Essential terms for introductory students: Do textbooks provide the answer?

Monday 11:30am-1:30pm UMC Aspen Rooms
Poster Presentation Part of Geoscience Education Research


Karen Kortz, Community College of Rhode Island
Jessica Smay, San Jose City College
Amber R. Caulkins, University of Rhode Island
Geologic terms create a common language for communicating geoscience concepts, but introductory students can learn only a limited number of these terms. To determine if there is consistency in which terms are emphasized in textbooks, we analyzed the glossaries of ten full-version introductory geology textbooks.
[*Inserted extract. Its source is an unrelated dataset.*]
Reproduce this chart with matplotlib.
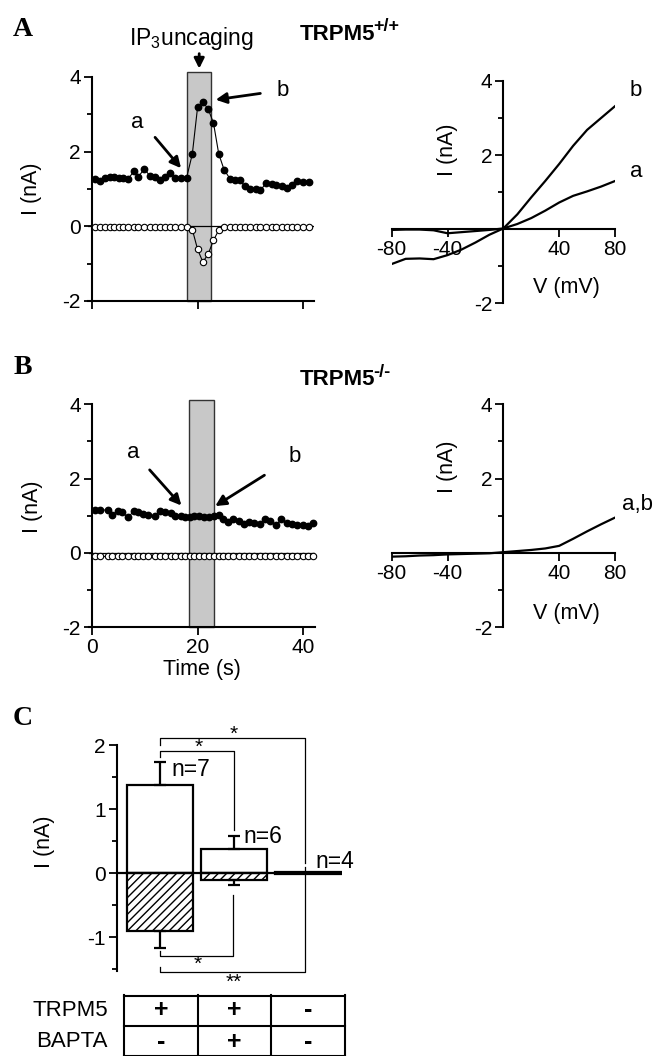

We identified a large number of terms (2,776 total unique terms with an average of 678 terms per textbook) but found very little overlap between textbooks (44 terms, which is 1.6% of the total unique terms, were in all the textbooks). This minimal overlap suggests that the terms essential for introductory students are not usefully defined by textbooks. We argue that the widely used glossary terms are not necessarily the most essential terms for introductory students to learn and that some of the terms that are in only a few glossaries may be considered important for the field. Examples of the glossary terms overlapping in all textbooks include abrasion, barrier island, epicenter, igneous rock, joint, mantle, plate tectonics, and volcano. On the other hand, examples of terms that are in three or fewer glossaries include bedrock, climate, global warming, landfill, oil, outcrop, plate, and system. We will present results of our study, including lists of terms common to all and most textbooks, and will encourage interaction with attendees to discuss which terms should be emphasized in an introductory course.